----- Data lines

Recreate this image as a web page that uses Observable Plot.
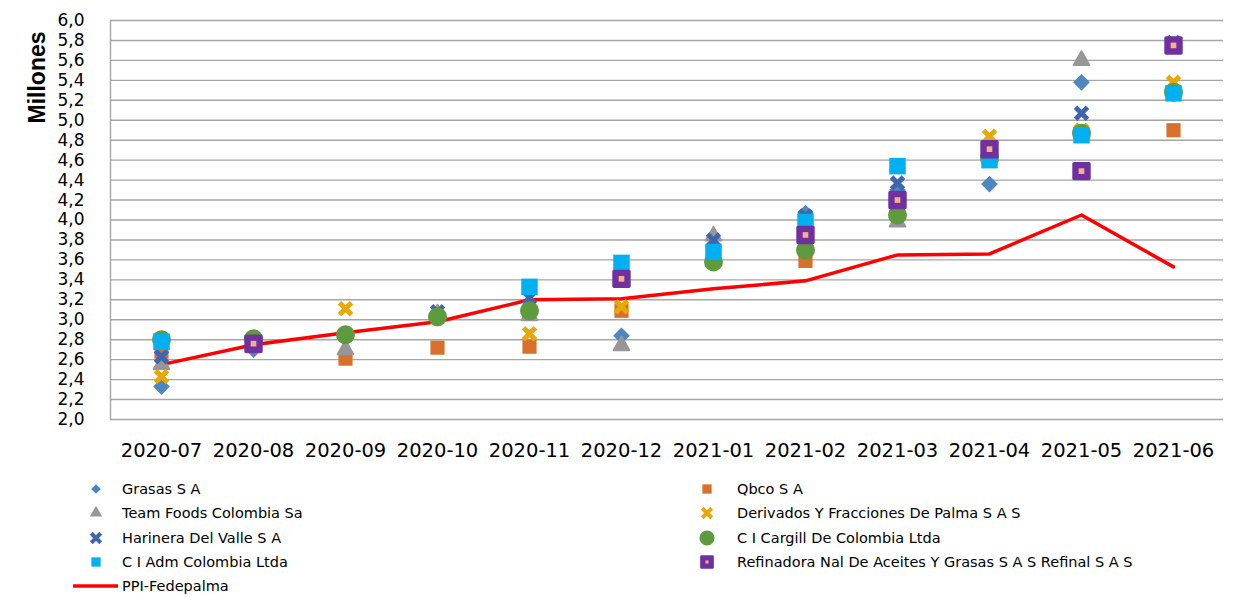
<!DOCTYPE html>
<html><head><meta charset="utf-8">
<script src="https://cdn.jsdelivr.net/npm/d3@7"></script>
<script src="https://cdn.jsdelivr.net/npm/@observablehq/plot@0.6"></script>
<style>
body{margin:0;background:#fff;font-family:"DejaVu Sans",sans-serif;}
#chart{position:relative;width:1234px;}
</style></head>
<body><div id="chart"></div>
<script>
const months = ["2020-07","2020-08","2020-09","2020-10","2020-11","2020-12","2021-01","2021-02","2021-03","2021-04","2021-05","2021-06"];
const yTicks = d3.range(20, 61, 2).map(v => v / 10);

const grasas    = [2.33, 2.70, null, null, null, 2.84, 3.72, 4.07, 4.30, 4.36, 5.38, null];
const qbco      = [2.68, 2.74, 2.61, 2.72, 2.73, 3.09, null, 3.59, null, null, null, 4.90];
const teamFoods = [2.55, 2.72, 2.70, 3.06, 3.04, 2.74, 3.84, null, 3.98, null, 5.60, null];
const derivados = [2.43, null, 3.11, null, 2.86, 3.13, null, null, null, 4.84, 4.90, 5.38];
const harinera  = [2.63, null, null, 3.08, 3.22, null, 3.80, 4.04, 4.37, null, 5.07, 5.78];
const cargill   = [2.80, 2.81, 2.85, 3.03, 3.09, null, 3.58, 3.70, 4.05, 4.62, 4.87, 5.28];
const adm       = [2.78, null, null, null, 3.33, 3.57, 3.68, 3.98, 4.54, 4.60, 4.85, 5.27];
const refinal   = [null, 2.76, null, null, null, 3.41, null, 3.85, 4.20, 4.71, 4.49, 5.75];
const ppi       = [2.55, 2.75, 2.87, 2.98, 3.20, 3.21, 3.31, 3.39, 3.65, 3.66, 4.05, 3.53];

const names = {
  grasas: "Grasas S A", qbco: "Qbco S A", teamFoods: "Team Foods Colombia Sa",
  derivados: "Derivados Y Fracciones De Palma S A S", harinera: "Harinera Del Valle S A",
  cargill: "C I Cargill De Colombia Ltda", adm: "C I Adm Colombia Ltda",
  refinal: "Refinadora Nal De Aceites Y Grasas S A S Refinal S A S", ppi: "PPI-Fedepalma"
};
const colors = {
  grasas: "#4E86C2", qbco: "#D8702B", teamFoods: "#979797", derivados: "#E6A80B",
  harinera: "#3F65AD", cargill: "#5E9B3E", adm: "#00B0F0", refinal: "#7030A0",
  refinalInner: "#F4B183", ppi: "#FF0000"
};

const rows = vals => months.map((m, i) => ({month: m, value: vals[i]})).filter(d => d.value != null);
const fmt = d => d.toFixed(1).replace(".", ",");
const grid = "#A6A6A6";

const plot = Plot.plot({
  width: 1234, height: 470,
  marginLeft: 110, marginRight: 11, marginTop: 20, marginBottom: 51,
  style: {fontFamily: "DejaVu Sans", fontSize: "19.5px", color: "#000", background: "#fff"},
  x: {domain: months, type: "point", padding: 0.5, label: null, tickSize: 0, tickPadding: 24},
  y: {domain: [2, 6], label: null},
  marks: [
    Plot.gridY(yTicks, {stroke: grid, strokeOpacity: 1, strokeWidth: 1.4}),
    Plot.axisY(yTicks, {tickFormat: fmt, label: null, tickSize: 0, tickPadding: 26, fontSize: 17, fill: "#000"}),
    Plot.frame({anchor: "left", stroke: grid, strokeWidth: 1.4}),
    Plot.line(rows(ppi), {x: "month", y: "value", stroke: colors.ppi, strokeWidth: 3.5}),
    Plot.dot(rows(grasas), {x: "month", y: "value", symbol: "diamond2", r: 7.5, fill: colors.grasas}),
    Plot.dot(rows(qbco), {x: "month", y: "value", symbol: "square2", r: 9, fill: colors.qbco}),
    Plot.dot(rows(teamFoods), {x: "month", y: "value", symbol: "triangle2", r: 7.5, fill: colors.teamFoods, stroke: colors.teamFoods, strokeWidth: 2, strokeLinejoin: "round"}),
    Plot.dot(rows(derivados), {x: "month", y: "value", symbol: "times", r: 5.5, stroke: colors.derivados, strokeWidth: 5}),
    Plot.dot(rows(harinera), {x: "month", y: "value", symbol: "times", r: 5.5, stroke: colors.harinera, strokeWidth: 5}),
    Plot.dot(rows(cargill), {x: "month", y: "value", symbol: "circle", r: 9.5, fill: colors.cargill}),
    Plot.dot(rows(adm), {x: "month", y: "value", symbol: "square2", r: 10.5, fill: colors.adm}),
    Plot.dot(rows(refinal), {x: "month", y: "value", symbol: "square2", r: 9.5, fill: colors.refinal, stroke: colors.refinal, strokeWidth: 3.5, strokeLinejoin: "round"}),
    Plot.dot(rows(refinal), {x: "month", y: "value", symbol: "square2", r: 3.6, fill: colors.refinalInner}),
    Plot.text(["Millones"], {frameAnchor: "top-left", text: d => d, rotate: -90, dx: 28 - 110, dy: 77 - 20,
      fontFamily: "Liberation Sans", fontWeight: "bold", fontSize: 23, fill: "#000", textAnchor: "middle"})
  ]
});
plot.style.display = "block";
document.getElementById("chart").appendChild(plot);

// Legend below the SVG
const legendItems = [
  {key: "grasas", col: 0, row: 0}, {key: "qbco", col: 1, row: 0},
  {key: "teamFoods", col: 0, row: 1}, {key: "derivados", col: 1, row: 1},
  {key: "harinera", col: 0, row: 2}, {key: "cargill", col: 1, row: 2},
  {key: "adm", col: 0, row: 3}, {key: "refinal", col: 1, row: 3},
  {key: "ppi", col: 0, row: 4}
];
const symbols = {
  grasas: {type: d3.symbolDiamond2, size: 60},
  qbco: {type: d3.symbolSquare2, size: 110},
  teamFoods: {type: d3.symbolTriangle2, size: 110},
  derivados: {type: d3.symbolTimes, size: 60},
  harinera: {type: d3.symbolTimes, size: 60},
  cargill: {type: d3.symbolCircle, size: 180},
  adm: {type: d3.symbolSquare2, size: 110},
  refinal: {type: d3.symbolSquare2, size: 160}
};
const colX = [96, 707], textX = [122, 737];
const rowY = [19, 43, 68, 92, 116];
const lg = d3.create("svg").attr("width", 1234).attr("height", 127).style("display", "block")
  .style("font-family", "DejaVu Sans").style("font-size", "14.5px");
for (const it of legendItems) {
  const g = lg.append("g");
  const cx = colX[it.col], cy = rowY[it.row];
  if (it.key === "ppi") {
    g.append("line").attr("x1", 73).attr("x2", 118).attr("y1", cy).attr("y2", cy)
      .attr("stroke", colors.ppi).attr("stroke-width", 3.5);
  } else {
    const s = symbols[it.key];
    const path = g.append("path").attr("transform", `translate(${cx},${cy})`)
      .attr("d", d3.symbol(s.type, s.size)());
    if (s.type === d3.symbolTimes) path.attr("fill", "none").attr("stroke", colors[it.key]).attr("stroke-width", 4);
    else path.attr("fill", colors[it.key]);
    if (it.key === "refinal") {
      path.attr("stroke", colors.refinal).attr("stroke-width", 2.5).attr("stroke-linejoin", "round");
      g.append("path").attr("transform", `translate(${cx},${cy})`)
        .attr("d", d3.symbol(d3.symbolSquare2, 12)()).attr("fill", colors.refinalInner);
    }
  }
  g.append("text").attr("x", textX[it.col]).attr("y", cy).attr("dy", "0.35em")
    .attr("fill", "#000").text(names[it.key]);
}
document.getElementById("chart").appendChild(lg.node());
</script>
</body></html>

----------

Leave the pictures out and please restate exactly the lines running from the start of the material through the one with "3.66, 4.05, 3.53];".

* Task solution *
Recreate this image as a web page that uses Observable Plot.
<!DOCTYPE html>
<html><head><meta charset="utf-8">
<script src="https://cdn.jsdelivr.net/npm/d3@7"></script>
<script src="https://cdn.jsdelivr.net/npm/@observablehq/plot@0.6"></script>
<style>
body{margin:0;background:#fff;font-family:"DejaVu Sans",sans-serif;}
#chart{position:relative;width:1234px;}
</style></head>
<body><div id="chart"></div>
<script>
const months = ["2020-07","2020-08","2020-09","2020-10","2020-11","2020-12","2021-01","2021-02","2021-03","2021-04","2021-05","2021-06"];
const yTicks = d3.range(20, 61, 2).map(v => v / 10);

const grasas    = [2.33, 2.70, null, null, null, 2.84, 3.72, 4.07, 4.30, 4.36, 5.38, null];
const qbco      = [2.68, 2.74, 2.61, 2.72, 2.73, 3.09, null, 3.59, null, null, null, 4.90];
const teamFoods = [2.55, 2.72, 2.70, 3.06, 3.04, 2.74, 3.84, null, 3.98, null, 5.60, null];
const derivados = [2.43, null, 3.11, null, 2.86, 3.13, null, null, null, 4.84, 4.90, 5.38];
const harinera  = [2.63, null, null, 3.08, 3.22, null, 3.80, 4.04, 4.37, null, 5.07, 5.78];
const cargill   = [2.80, 2.81, 2.85, 3.03, 3.09, null, 3.58, 3.70, 4.05, 4.62, 4.87, 5.28];
const adm       = [2.78, null, null, null, 3.33, 3.57, 3.68, 3.98, 4.54, 4.60, 4.85, 5.27];
const refinal   = [null, 2.76, null, null, null, 3.41, null, 3.85, 4.20, 4.71, 4.49, 5.75];
const ppi       = [2.55, 2.75, 2.87, 2.98, 3.20, 3.21, 3.31, 3.39, 3.65, 3.66, 4.05, 3.53];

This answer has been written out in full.